Sur les skis, tout est alors une question de gabarit. Sur les neiges compactes, les gros gabarits sont avantagés : "On peut mettre de la puissance et avoir un rendement de fou sur ces neiges compactes, alors que dans une neige molle, il faut des skieurs légers et plus techniques", détaille Manificat. Concrètement, les conditions les plus équitables sont sur les neiges froides selon le Français, qui ajoute : "Il y a énormément de neiges différentes, comme on peut avoir des différences entre deux cols en cyclisme. Chaque athlète a ses préférences. Il n’y a pas que l’effort physique et technique, il y a cette capacité d'adaptation".
Ancien fondeur et désormais technicien pour la marque Salomon, Roddy Darragon, vice-champion olympique en 2006, explique : "En Europe, on a beaucoup de neige naturelle avec un taux d'humidité assez élevé, ce qui donne un grain moins agressif, une neige moins sèche et plus glissante qu'à Pékin."

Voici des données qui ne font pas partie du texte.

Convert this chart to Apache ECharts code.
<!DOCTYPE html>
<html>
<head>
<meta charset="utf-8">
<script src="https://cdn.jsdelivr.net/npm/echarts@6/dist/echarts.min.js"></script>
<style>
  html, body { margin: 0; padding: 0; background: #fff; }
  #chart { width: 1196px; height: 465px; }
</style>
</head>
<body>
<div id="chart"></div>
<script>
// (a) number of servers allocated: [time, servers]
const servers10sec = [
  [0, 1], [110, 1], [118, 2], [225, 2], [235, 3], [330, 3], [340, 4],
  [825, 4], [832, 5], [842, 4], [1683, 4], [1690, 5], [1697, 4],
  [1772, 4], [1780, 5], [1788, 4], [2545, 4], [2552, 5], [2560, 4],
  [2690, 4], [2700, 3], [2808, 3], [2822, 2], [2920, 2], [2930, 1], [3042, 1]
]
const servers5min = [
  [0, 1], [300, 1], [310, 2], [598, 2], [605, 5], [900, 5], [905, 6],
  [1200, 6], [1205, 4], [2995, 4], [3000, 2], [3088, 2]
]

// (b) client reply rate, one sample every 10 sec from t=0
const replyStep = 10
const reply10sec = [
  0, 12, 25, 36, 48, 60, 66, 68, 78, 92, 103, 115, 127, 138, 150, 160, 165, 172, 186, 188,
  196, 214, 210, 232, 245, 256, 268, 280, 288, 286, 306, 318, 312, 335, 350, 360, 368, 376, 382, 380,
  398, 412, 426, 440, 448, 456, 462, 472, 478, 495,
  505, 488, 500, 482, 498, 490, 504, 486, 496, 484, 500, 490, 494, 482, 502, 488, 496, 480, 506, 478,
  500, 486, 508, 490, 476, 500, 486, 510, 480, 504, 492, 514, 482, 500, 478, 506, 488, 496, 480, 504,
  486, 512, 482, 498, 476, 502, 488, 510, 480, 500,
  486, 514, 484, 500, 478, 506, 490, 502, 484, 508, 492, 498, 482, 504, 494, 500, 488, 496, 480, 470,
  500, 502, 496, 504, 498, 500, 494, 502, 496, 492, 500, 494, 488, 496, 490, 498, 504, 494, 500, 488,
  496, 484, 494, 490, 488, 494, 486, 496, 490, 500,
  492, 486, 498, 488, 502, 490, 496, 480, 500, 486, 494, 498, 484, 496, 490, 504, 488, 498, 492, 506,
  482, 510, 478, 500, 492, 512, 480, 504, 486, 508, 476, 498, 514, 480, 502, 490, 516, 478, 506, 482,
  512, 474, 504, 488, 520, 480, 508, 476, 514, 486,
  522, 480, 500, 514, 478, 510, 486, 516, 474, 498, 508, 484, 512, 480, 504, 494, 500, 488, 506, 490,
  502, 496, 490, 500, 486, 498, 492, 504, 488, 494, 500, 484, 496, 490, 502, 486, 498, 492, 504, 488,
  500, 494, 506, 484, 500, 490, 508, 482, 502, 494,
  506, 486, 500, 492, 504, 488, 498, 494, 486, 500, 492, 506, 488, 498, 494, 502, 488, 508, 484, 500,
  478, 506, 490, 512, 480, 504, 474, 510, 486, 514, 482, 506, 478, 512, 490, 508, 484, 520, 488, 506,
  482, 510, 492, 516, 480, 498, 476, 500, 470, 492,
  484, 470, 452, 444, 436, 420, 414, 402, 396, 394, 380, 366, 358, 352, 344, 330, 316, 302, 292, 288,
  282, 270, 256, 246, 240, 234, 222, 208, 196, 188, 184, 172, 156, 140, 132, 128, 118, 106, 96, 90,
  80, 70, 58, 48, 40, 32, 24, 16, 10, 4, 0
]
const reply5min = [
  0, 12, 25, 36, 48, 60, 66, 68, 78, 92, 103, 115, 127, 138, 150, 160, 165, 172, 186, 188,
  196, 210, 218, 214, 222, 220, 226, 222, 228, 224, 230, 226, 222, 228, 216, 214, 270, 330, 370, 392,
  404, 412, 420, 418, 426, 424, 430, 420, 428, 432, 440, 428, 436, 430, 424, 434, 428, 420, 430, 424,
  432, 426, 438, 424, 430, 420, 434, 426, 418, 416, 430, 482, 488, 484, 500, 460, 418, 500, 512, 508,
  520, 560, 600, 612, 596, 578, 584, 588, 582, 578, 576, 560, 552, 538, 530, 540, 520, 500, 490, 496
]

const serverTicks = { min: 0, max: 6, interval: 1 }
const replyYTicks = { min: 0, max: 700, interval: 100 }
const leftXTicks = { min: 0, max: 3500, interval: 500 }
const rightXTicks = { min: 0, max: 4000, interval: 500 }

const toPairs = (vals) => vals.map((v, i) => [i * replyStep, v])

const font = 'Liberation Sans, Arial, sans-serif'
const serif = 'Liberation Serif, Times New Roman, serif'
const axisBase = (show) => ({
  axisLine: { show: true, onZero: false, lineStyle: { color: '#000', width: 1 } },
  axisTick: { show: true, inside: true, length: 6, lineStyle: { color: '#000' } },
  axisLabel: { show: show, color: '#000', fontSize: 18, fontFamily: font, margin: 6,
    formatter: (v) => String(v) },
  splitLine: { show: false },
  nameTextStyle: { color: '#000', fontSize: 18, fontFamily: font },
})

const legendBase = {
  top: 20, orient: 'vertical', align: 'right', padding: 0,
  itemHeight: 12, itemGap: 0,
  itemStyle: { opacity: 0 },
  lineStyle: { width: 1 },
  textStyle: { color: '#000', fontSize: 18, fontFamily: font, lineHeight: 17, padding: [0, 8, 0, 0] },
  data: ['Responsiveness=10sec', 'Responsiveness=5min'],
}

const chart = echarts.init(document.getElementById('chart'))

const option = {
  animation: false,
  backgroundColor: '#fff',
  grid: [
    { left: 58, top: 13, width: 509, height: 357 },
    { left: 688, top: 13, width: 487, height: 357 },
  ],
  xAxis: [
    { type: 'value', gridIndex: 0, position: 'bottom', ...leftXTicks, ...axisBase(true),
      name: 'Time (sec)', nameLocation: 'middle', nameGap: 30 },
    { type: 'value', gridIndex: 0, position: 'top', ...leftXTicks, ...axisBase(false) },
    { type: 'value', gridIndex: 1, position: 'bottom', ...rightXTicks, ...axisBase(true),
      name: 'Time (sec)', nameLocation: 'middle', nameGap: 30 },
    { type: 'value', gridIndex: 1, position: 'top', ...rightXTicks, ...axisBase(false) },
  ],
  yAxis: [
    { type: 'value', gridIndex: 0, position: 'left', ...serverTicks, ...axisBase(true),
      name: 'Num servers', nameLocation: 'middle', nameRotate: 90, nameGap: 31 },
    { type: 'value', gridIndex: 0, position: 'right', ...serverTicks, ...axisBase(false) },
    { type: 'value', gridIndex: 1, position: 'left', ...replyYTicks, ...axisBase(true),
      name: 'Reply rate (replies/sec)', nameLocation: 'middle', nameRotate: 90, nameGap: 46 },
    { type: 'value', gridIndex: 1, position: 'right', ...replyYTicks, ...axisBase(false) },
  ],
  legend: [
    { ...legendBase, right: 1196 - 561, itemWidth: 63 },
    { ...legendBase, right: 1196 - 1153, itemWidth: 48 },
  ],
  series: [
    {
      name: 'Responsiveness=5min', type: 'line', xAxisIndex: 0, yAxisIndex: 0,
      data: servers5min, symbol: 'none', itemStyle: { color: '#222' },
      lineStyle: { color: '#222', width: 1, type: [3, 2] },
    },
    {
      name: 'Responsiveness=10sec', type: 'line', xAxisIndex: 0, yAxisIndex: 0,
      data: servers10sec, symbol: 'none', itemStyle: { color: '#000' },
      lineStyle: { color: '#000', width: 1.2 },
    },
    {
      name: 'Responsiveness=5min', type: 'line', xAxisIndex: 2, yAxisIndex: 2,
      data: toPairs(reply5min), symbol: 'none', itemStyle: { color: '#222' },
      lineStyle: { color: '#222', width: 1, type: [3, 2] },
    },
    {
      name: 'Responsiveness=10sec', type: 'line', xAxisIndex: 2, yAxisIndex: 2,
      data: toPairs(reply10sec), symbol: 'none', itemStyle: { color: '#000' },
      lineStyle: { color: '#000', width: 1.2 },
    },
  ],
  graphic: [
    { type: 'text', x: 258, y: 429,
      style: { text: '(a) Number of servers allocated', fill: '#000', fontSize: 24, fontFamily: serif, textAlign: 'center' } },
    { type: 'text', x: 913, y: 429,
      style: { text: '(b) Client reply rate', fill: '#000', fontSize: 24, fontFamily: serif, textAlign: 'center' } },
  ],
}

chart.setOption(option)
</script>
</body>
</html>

"L’humidité du lieu change énormément de choses aussi, ainsi que la chaleur."
Roddy Darragon, skieur de fondà franceinfo: sport
Avec ses collègues de Salomon, la mission de Roddy Darragon a donc été de préparer des skis en fonction de la neige de Pékin. "Ce qui change, c’est la semelle du ski. On a 5 ou 6 types de semelles différentes sous un ski pour des conditions très froides et sèches. Selon le dessin de la semelle, la neige n’est pas écrasée et renvoyée de la même façon. Cela optimise la glisse".
Pour diminuer l’impact de la neige, rien n’est laissé au hasard, confie Dénériaz : "Tout est analysé : les températures de neige, de l’air, l’hydrométrie, la taille des cristaux de neige, ça évolue en permanence. Les conditions ne sont jamais les mêmes, il faut toujours s’adapter. Il n’y en a pas vraiment d’idéales : il ne faut pas qu’il fasse trop chaud pour éviter de la soupe, ni trop froid".
À défaut d’être naturelle, la neige artificielle de Pékin devrait créer des conditions stables et équitables pour tous.